## GIVEN MATERIAL
==========

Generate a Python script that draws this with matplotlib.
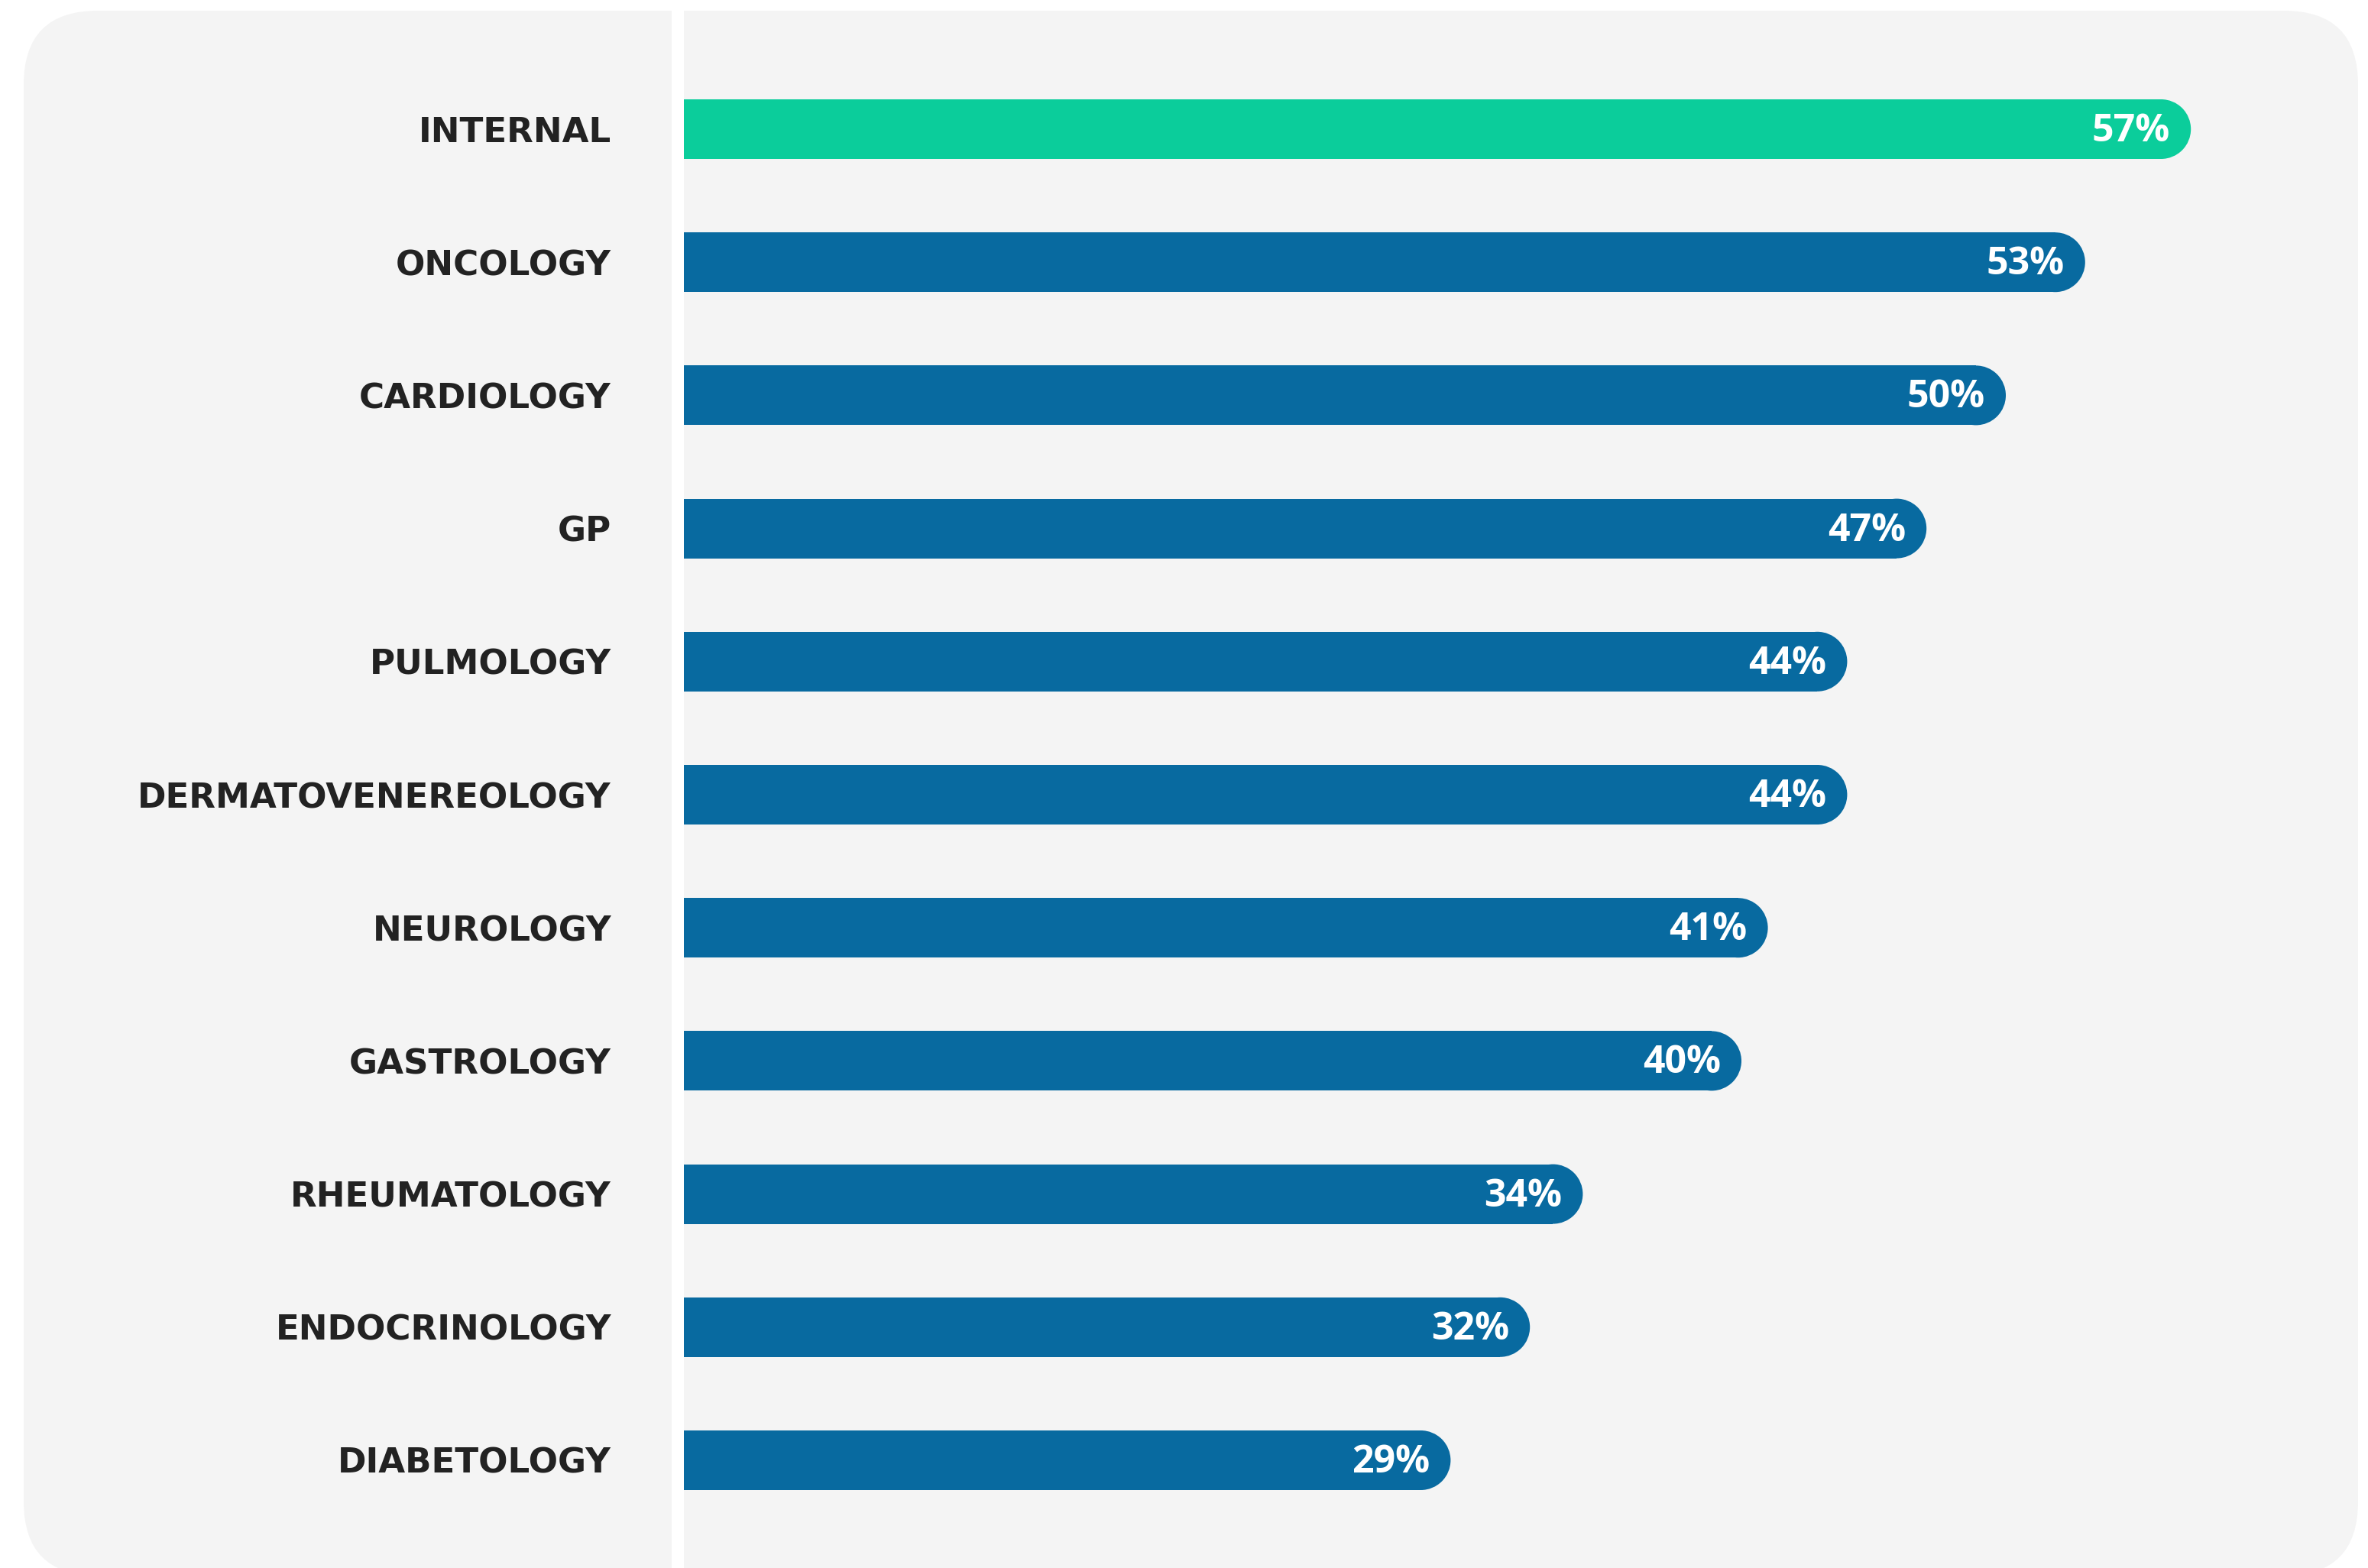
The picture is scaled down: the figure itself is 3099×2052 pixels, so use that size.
import matplotlib
matplotlib.use("Agg")
import matplotlib.pyplot as plt
from matplotlib.patches import FancyBboxPatch, Ellipse

# data, top to bottom
categories = [
    "INTERNAL", "ONCOLOGY", "CARDIOLOGY", "GP", "PULMOLOGY",
    "DERMATOVENEREOLOGY", "NEUROLOGY", "GASTROLOGY", "RHEUMATOLOGY",
    "ENDOCRINOLOGY", "DIABETOLOGY",
]
values = [57, 53, 50, 47, 44, 44, 41, 40, 34, 32, 29]
highlight = "INTERNAL"

GREEN = "#0bcd9b"
BLUE = "#086aa0"
PANEL = "#f4f4f4"
LABEL = "#222222"

W, H, DPI = 3099, 2052, 100
fig = plt.figure(figsize=(W / DPI, H / DPI), dpi=DPI, facecolor="white")

# rounded grey panel behind everything (figure fraction coords)
px, py = 31, -10
pw, ph = 3086 - 31, 2052 - 14 + 10
panel = FancyBboxPatch(
    (px / W, py / H), pw / W, ph / H,
    boxstyle=f"round,pad=0,rounding_size={97 / W}",
    mutation_aspect=W / H,
    transform=fig.transFigure, facecolor=PANEL, edgecolor="none", zorder=0,
)
fig.add_artist(panel)

# axes: x=0 sits at pixel 895, 34.6 px per percent
x0_px, px_per_pct = 895, 34.6
row0_px, row_px = 169, 174.2
ax = fig.add_axes([x0_px / W, 0, 1 - x0_px / W, 1], zorder=1)
ax.set_facecolor("none")
ax.set_xlim(0, (W - x0_px) / px_per_pct)
ax.set_ylim((H - row0_px) / row_px, -row0_px / row_px)
for s in ax.spines.values():
    s.set_visible(False)
ax.set_xticks([])

# white divider just left of bar origin
ax.axvline(-8 / px_per_pct, color="white", lw=16 * 72 / DPI, clip_on=False, zorder=2)

bar_h = 78 / row_px
r = (bar_h / 2) * row_px / px_per_pct  # cap radius in x units (circle in pixels)
colors = [GREEN if c == highlight else BLUE for c in categories]
ypos = list(range(len(categories)))
ax.barh(ypos, [v - r for v in values], height=bar_h, color=colors,
        edgecolor="none", zorder=3)
for i, (v, col) in enumerate(zip(values, colors)):
    ax.add_patch(Ellipse((v - r, i), 2 * r, bar_h, facecolor=col,
                         edgecolor="none", zorder=3))
    ax.annotate(f"{v}%", xy=(v, i), xytext=(-27, -3), textcoords="offset pixels",
                ha="right", va="center", color="white", fontsize=36,
                fontfamily="Open Sans", fontweight="bold", zorder=4)

ax.set_yticks(ypos)
ax.set_yticklabels(categories, fontfamily="DejaVu Sans", fontweight="bold",
                   fontsize=32.5, color=LABEL)
ax.tick_params(axis="y", length=0, pad=95 * 72 / DPI)

fig.savefig("out.png", dpi=DPI, facecolor="white")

==========

## GIVEN PROBLEM
The material above must be printed exactly, with its pictures left out.

## RESPONSE FOR THIS EXERCISE
Generate a Python script that draws this with matplotlib.
The picture is scaled down: the figure itself is 3099×2052 pixels, so use that size.
import matplotlib
matplotlib.use("Agg")
import matplotlib.pyplot as plt
from matplotlib.patches import FancyBboxPatch, Ellipse

# data, top to bottom
categories = [
    "INTERNAL", "ONCOLOGY", "CARDIOLOGY", "GP", "PULMOLOGY",
    "DERMATOVENEREOLOGY", "NEUROLOGY", "GASTROLOGY", "RHEUMATOLOGY",
    "ENDOCRINOLOGY", "DIABETOLOGY",
]
values = [57, 53, 50, 47, 44, 44, 41, 40, 34, 32, 29]
highlight = "INTERNAL"

GREEN = "#0bcd9b"
BLUE = "#086aa0"
PANEL = "#f4f4f4"
LABEL = "#222222"

W, H, DPI = 3099, 2052, 100
fig = plt.figure(figsize=(W / DPI, H / DPI), dpi=DPI, facecolor="white")

# rounded grey panel behind everything (figure fraction coords)
px, py = 31, -10
pw, ph = 3086 - 31, 2052 - 14 + 10
panel = FancyBboxPatch(
    (px / W, py / H), pw / W, ph / H,
    boxstyle=f"round,pad=0,rounding_size={97 / W}",
    mutation_aspect=W / H,
    transform=fig.transFigure, facecolor=PANEL, edgecolor="none", zorder=0,
)
fig.add_artist(panel)

# axes: x=0 sits at pixel 895, 34.6 px per percent
x0_px, px_per_pct = 895, 34.6
row0_px, row_px = 169, 174.2
ax = fig.add_axes([x0_px / W, 0, 1 - x0_px / W, 1], zorder=1)
ax.set_facecolor("none")
ax.set_xlim(0, (W - x0_px) / px_per_pct)
ax.set_ylim((H - row0_px) / row_px, -row0_px / row_px)
for s in ax.spines.values():
    s.set_visible(False)
ax.set_xticks([])

# white divider just left of bar origin
ax.axvline(-8 / px_per_pct, color="white", lw=16 * 72 / DPI, clip_on=False, zorder=2)

bar_h = 78 / row_px
r = (bar_h / 2) * row_px / px_per_pct  # cap radius in x units (circle in pixels)
colors = [GREEN if c == highlight else BLUE for c in categories]
ypos = list(range(len(categories)))
ax.barh(ypos, [v - r for v in values], height=bar_h, color=colors,
        edgecolor="none", zorder=3)
for i, (v, col) in enumerate(zip(values, colors)):
    ax.add_patch(Ellipse((v - r, i), 2 * r, bar_h, facecolor=col,
                         edgecolor="none", zorder=3))
    ax.annotate(f"{v}%", xy=(v, i), xytext=(-27, -3), textcoords="offset pixels",
                ha="right", va="center", color="white", fontsize=36,
                fontfamily="Open Sans", fontweight="bold", zorder=4)

ax.set_yticks(ypos)
ax.set_yticklabels(categories, fontfamily="DejaVu Sans", fontweight="bold",
                   fontsize=32.5, color=LABEL)
ax.tick_params(axis="y", length=0, pad=95 * 72 / DPI)

fig.savefig("out.png", dpi=DPI, facecolor="white")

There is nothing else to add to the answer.